Monday, February 26, 2007

Just Being Me

Again, I have not written in awhile. Jason surprised me for Valentines Day and bought me Guitar Hero. I have been investing some time in my "Guitar Career" instead of blogging. It is a tough life, but someone has to live it :)

As for deep thoughts, I have been evaluating myself a lot lately. My sister and I have been talking a lot about our lives and things that we have learned in the past several years. It has been a good process to talk through with her. It is funny how so many miles can separate us, but we are still learning similar lessons.

One thing I have been working through is coming to grips with the fact that when God made me, He didn't make a mistake. I spent most of my life being frustrated that I was so different from other girls. In grade school, I played football with the boys at recess. I wanted to be "one of the guys" because I felt like I didn't have anything to offer the girls and they sure didn't have anything to offer me. I wasn't into gossip and didn't really care if my hair bow matched my shirt. I didn't even own a hair bow. I know my mom thought I was a lost cause. I would much rather have helped my father wash cars and mow the lawn than be cooped up in the house. I loved sports....any and all of them. I often times felt alone. Thankfully when I got to high school, I found a niche and made great friends with other athletic girls, but I still felt like an outsider. I was silly and fun, but I was a Christian and lived by my convictions. Now, don't get me wrong. I had a great group of friends at school and I keep in touch with some still, but in spite of that - I still felt different.
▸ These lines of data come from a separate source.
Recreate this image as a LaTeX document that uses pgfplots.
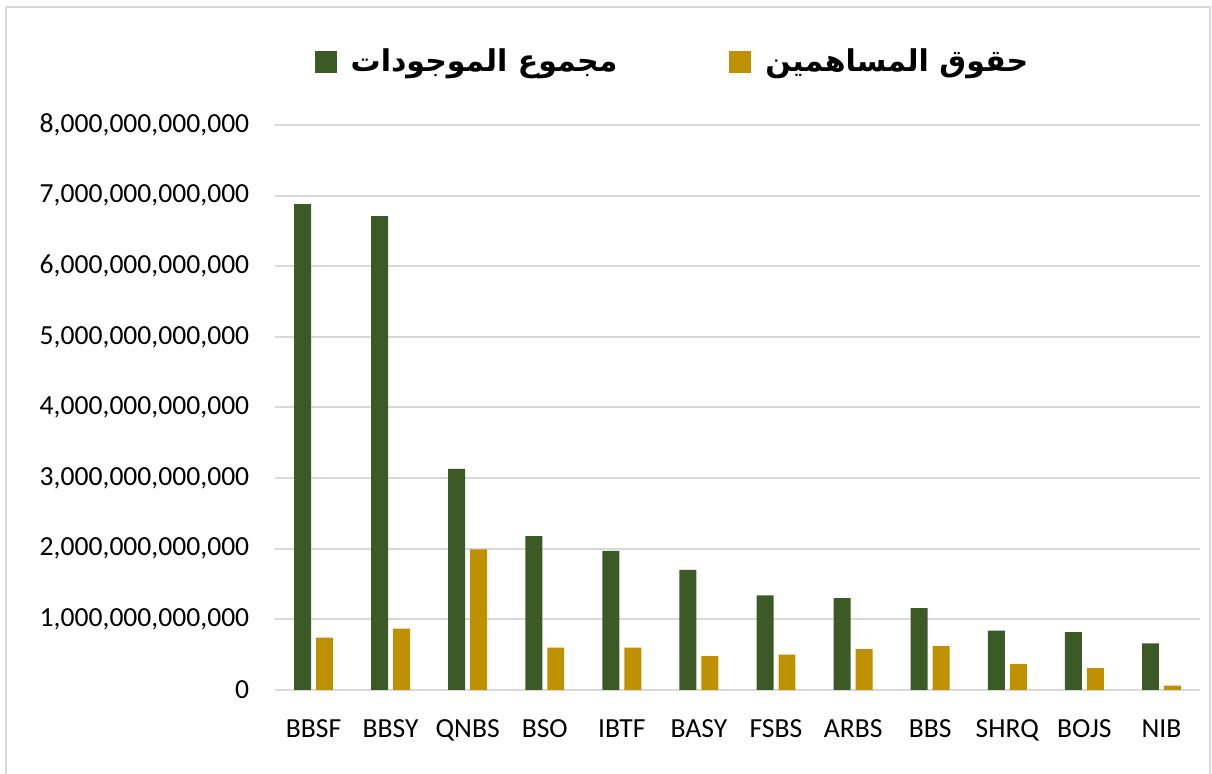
\documentclass[border=0pt]{standalone}
\usepackage{fontspec}
\setmainfont{Carlito}
\newfontfamily\arabicfont[Script=Arabic]{DejaVu Sans}
\TeXXeTstate=1
\usepackage{pgfplots}
\pgfplotsset{compat=1.18}
\definecolor{assets}{HTML}{3B5A25}
\definecolor{equity}{HTML}{BF9000}
\definecolor{gridc}{HTML}{D9D9D9}

% bank, total assets, shareholders' equity
\pgfplotstableread{
x bank assets equity
0  BBSF 6880000000000 740000000000
1  BBSY 6710000000000 870000000000
2  QNBS 3130000000000 1990000000000
3  BSO  2180000000000 600000000000
4  IBTF 1970000000000 600000000000
5  BASY 1700000000000 480000000000
6  FSBS 1340000000000 500000000000
7  ARBS 1300000000000 580000000000
8  BBS  1160000000000 620000000000
9  SHRQ 840000000000  370000000000
10 BOJS 820000000000  310000000000
11 NIB  660000000000  60000000000
}\banks

\begin{document}
\begin{tikzpicture}
\useasboundingbox (0,0) rectangle (606pt,387pt);
\draw[gridc, line width=1pt] (3pt,-5pt) -- (3pt,383.5pt) -- (605pt,383.5pt) -- (605pt,-5pt);
\begin{axis}[
  at={(137.5pt,42pt)}, anchor=south west,
  scale only axis, width=462.5pt, height=282.5pt,
  ybar=2.5pt, bar width=0.22,
  xmin=-0.5, xmax=11.5, ymin=0, ymax=8e12,
  xtick={0,...,11},
  xticklabels from table={\banks}{bank},
  ytick={0,1e12,2e12,3e12,4e12,5e12,6e12,7e12,8e12},
  scaled y ticks=false,
  yticklabel style={/pgf/number format/fixed, /pgf/number format/precision=0,
    /pgf/number format/1000 sep={,}, /pgf/number format/assume math mode=true},
  ymajorgrids, major grid style={gridc, line width=1pt},
  axis line style={draw=none},
  major tick length=0pt,
  tick label style={font=\fontsize{13.8}{16}\selectfont},
  yticklabel style={xshift=-9.4pt},
  xticklabel style={yshift=-11.5pt},
  legend columns=2,
  legend image code/.code={\path[#1,draw=none] (0pt,-5.5pt) rectangle (11pt,5.5pt);},
  legend style={draw=none, at={(0.5,1)}, anchor=center, xshift=-32pt, yshift=31.5pt,
    font=\arabicfont\bfseries\fontsize{15}{18}\selectfont,
    /tikz/every odd column/.append style={column sep=5pt},
    /tikz/every even column/.append style={column sep=54pt}},
]
\addplot[fill=assets, draw=none] table[x=x, y=assets] {\banks};
\addlegendentry{\beginR مجموع الموجودات\endR}
\addplot[fill=equity, draw=none] table[x=x, y=equity] {\banks};
\addlegendentry{\beginR حقوق المساهمين\endR}
\end{axis}
\end{tikzpicture}
\end{document}
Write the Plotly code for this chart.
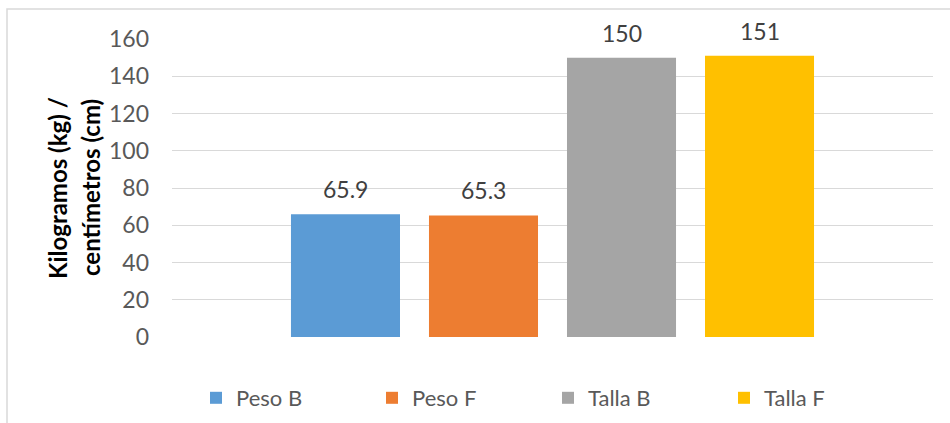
import plotly.graph_objects as go

# Series names, values and colours
series = ["Peso B", "Peso F", "Talla B", "Talla F"]
values = [65.9, 65.3, 150, 151]
colors = ["#5B9BD5", "#ED7D31", "#A5A5A5", "#FFC000"]
labels = ["65.9", "65.3", "150", "151"]

y_ticks = [0, 20, 40, 60, 80, 100, 120, 140, 160]

FONT = "Lato"
W, H = 950, 423
ML, MR, MT, MB = 172, 17, 39, 86

fig = go.Figure()
for name, val, col in zip(series, values, colors):
    fig.add_trace(go.Bar(
        x=[name], y=[val], name=name, width=0.79,
        marker=dict(color=col, line=dict(width=0)),
        hoverinfo="name+y",
    ))

# Data labels above each bar
annotations = []
for name, val, lab in zip(series, values, labels):
    annotations.append(dict(
        x=name, y=val, xref="x", yref="y", text=lab, showarrow=False,
        yanchor="middle", yshift=25,
        font=dict(family=FONT, size=23, color="#404040"),
    ))

# Two-line rotated axis title
pw = W - ML - MR
for txt, px in [("Kilogramos (kg) /", 57), ("centímetros (cm)", 90)]:
    annotations.append(dict(
        x=(px - ML) / pw, y=0.5, xref="paper", yref="paper", text=f"<b>{txt}</b>",
        showarrow=False, textangle=-90, xanchor="center", yanchor="middle",
        font=dict(family=FONT, size=24, color="#000000"),
    ))

ph = H - MT - MB
fig.update_layout(
    width=W, height=H,
    margin=dict(l=ML, r=MR, t=MT, b=MB),
    paper_bgcolor="white", plot_bgcolor="white",
    barmode="overlay",
    showlegend=True,
    legend=dict(
        orientation="h", xref="container", yref="container",
        x=196 / W, xanchor="left",
        y=1 - 398 / H, yanchor="middle",
        entrywidth=131, entrywidthmode="pixels",
        font=dict(family=FONT, size=22, color="#595959"),
        bgcolor="rgba(0,0,0,0)", traceorder="normal",
    ),
    xaxis=dict(
        range=[-1.257, 4.257], showticklabels=False, showgrid=False,
        zeroline=False, showline=False, fixedrange=True,
    ),
    yaxis=dict(
        range=[0, 160], tickvals=y_ticks, ticktext=[str(v) for v in y_ticks],
        showgrid=True, gridcolor="#D9D9D9", gridwidth=1.3,
        zeroline=False, showline=False, ticks="",
        ticklabelstandoff=22,
        tickfont=dict(family=FONT, size=23, color="#595959"),
    ),
    annotations=annotations,
    shapes=[dict(
        type="rect", xref="paper", yref="paper",
        x0=(7 - ML) / pw, x1=(960 - ML) / pw,
        y0=(MT + ph - 430) / ph, y1=(MT + ph - 9) / ph,
        line=dict(color="#D9D9D9", width=1.5), fillcolor="rgba(0,0,0,0)",
        layer="below",
    )],
)

fig.write_html("out.html")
My wedding day was the first day of my life I ever felt beautiful. But at the end of the day, I couldn't' wait to get out of those hose and into a pair of jeans. Many years passed in our marriage where I struggled with being a wife and allowing Jason to be my husband. I felt certain that I didn't "need" him. I was pretty self sufficient and capable to do whatever I put my mind to. A few years into our marriage, we got into a multi-level marketing company where I actually tried to sell cosmetics. It was so amazingly uncomfortable to me. I was trying to be someone I was not.

It is only in the past 3 years where I have come to find joy in being exactly who God made me to be. With Jason's encouragement, I started playing tennis and taking time for myself. This is where I find my energy to come home a be the mom and the wife I need to be. I think during the first part of my life I struggled with finding who I was and then as I grew, I began running from who I was. Now I love who I am. I love that I have things that I am passionate about. I love that I can spend hours competing against myself or anyone who challenges me at Guitar Hero (Theresa). I love that I love to compete in anything from tennis to at the stoplight when the red light turns green. I love being a mom and a wife, and I love that Jason is my husband. Not only do I know that I need him, I want him because he loves me just the way that I am.



Ten Inventions That I Think Would Be Priceless:

1. Something that would show me the consequences of my actions before I did them.
2. A Human Silencer. This would especially come in handy with the children.
3. A Teleporter. Maybe I would be on time for once. Probably not though.
4. Something that gave me long back rubs like Jason used to give me when we were dating :)
5. Antiperspirant that actually kept me from sweating.
6. Something that would permanently remove static from all my belongings especially my hair.
7. A Word Retractor - I sure wish I could take back some words I have said in the past. There are also things I wish I would have said.
8. A device that allowed me to forever remember the sound of my Grandmother's voice, the smell of her house, the presence of her being. I say that I remember it now, but I so wish I could hear her say my name again and taste her homemade rolls.
9. A Vehicle that allowed me to explore the depths of the ocean freely....heck I would be satisfied to just explore the bottom of a lake. It is a mystery down there.
10. A device that could read between the lines and translate what someone is actually meaning in what they say. No more guessing when you hear the answer to "How do I look in these jeans?"

Until Next Time.
Blessings,
Becca

2 comments:

Cheryl Boyd said...

Thanks for the update! I always enjoy reading your thoughts.

Sarah said...

First of all, I've always thought you were beautiful. You have an amazing smile and such brilliant eyes. And, you being you, even if you never thought you were being you, has always been beautiful. That is what drew me to your friendship a long time ago. What a blessing to find peace in God's mighty handiwork.